Radiative hydrodynamic simulations of FIP fractionation in solar flares
Jeffrey W. Reep, Luke Fushimi Benavitz, Andy S. H. To, David H. Brooks, J. Martin Laming, Patrick Antolin, David M. Long, Deborah Baker
Published: 2025/9/30
Abstract
Elemental abundances in solar flares are observed to vary both spatially and temporally, but the underlying mechanisms remain poorly understood. There is an interplay between advection and the preferential acceleration of low first ionization potential (FIP) elements that likely shapes the observed abundance distributions. Models of the FIP effect predict enhancements near loop footpoints that diffuse upward over time. We simulate strong evaporation events that advect this low-FIP enhancement into the corona.

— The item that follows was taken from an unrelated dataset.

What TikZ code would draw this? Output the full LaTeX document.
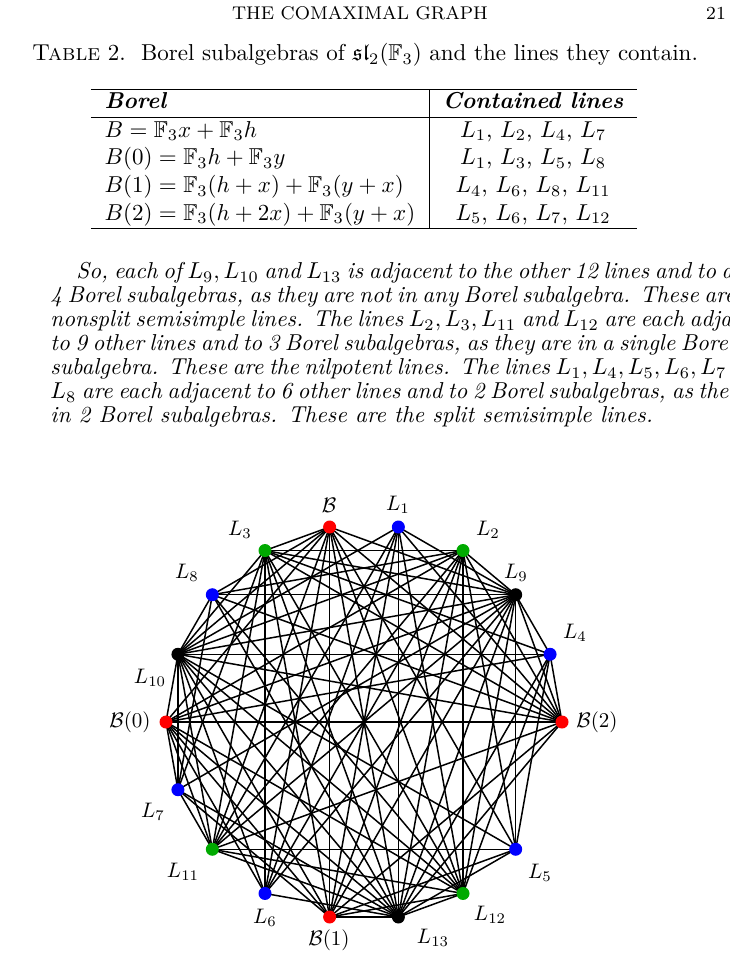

When the enhancement is sharply peaked, the corona does not become fractionated, exhibiting only a localized abundance peak near the loop apex that facilitates coronal rain formation. In contrast, a broad enhancement with relatively weak heating yields a uniformly fractionated corona, which is not sufficient for coronal rain formation. As the heating rate increases, the low-FIP material is increasingly compressed toward the loop apex, and rain is able to form. These results suggest a potential observational correlation between the presence and amount of coronal rain, the strength of flare heating, and the fractionation process itself.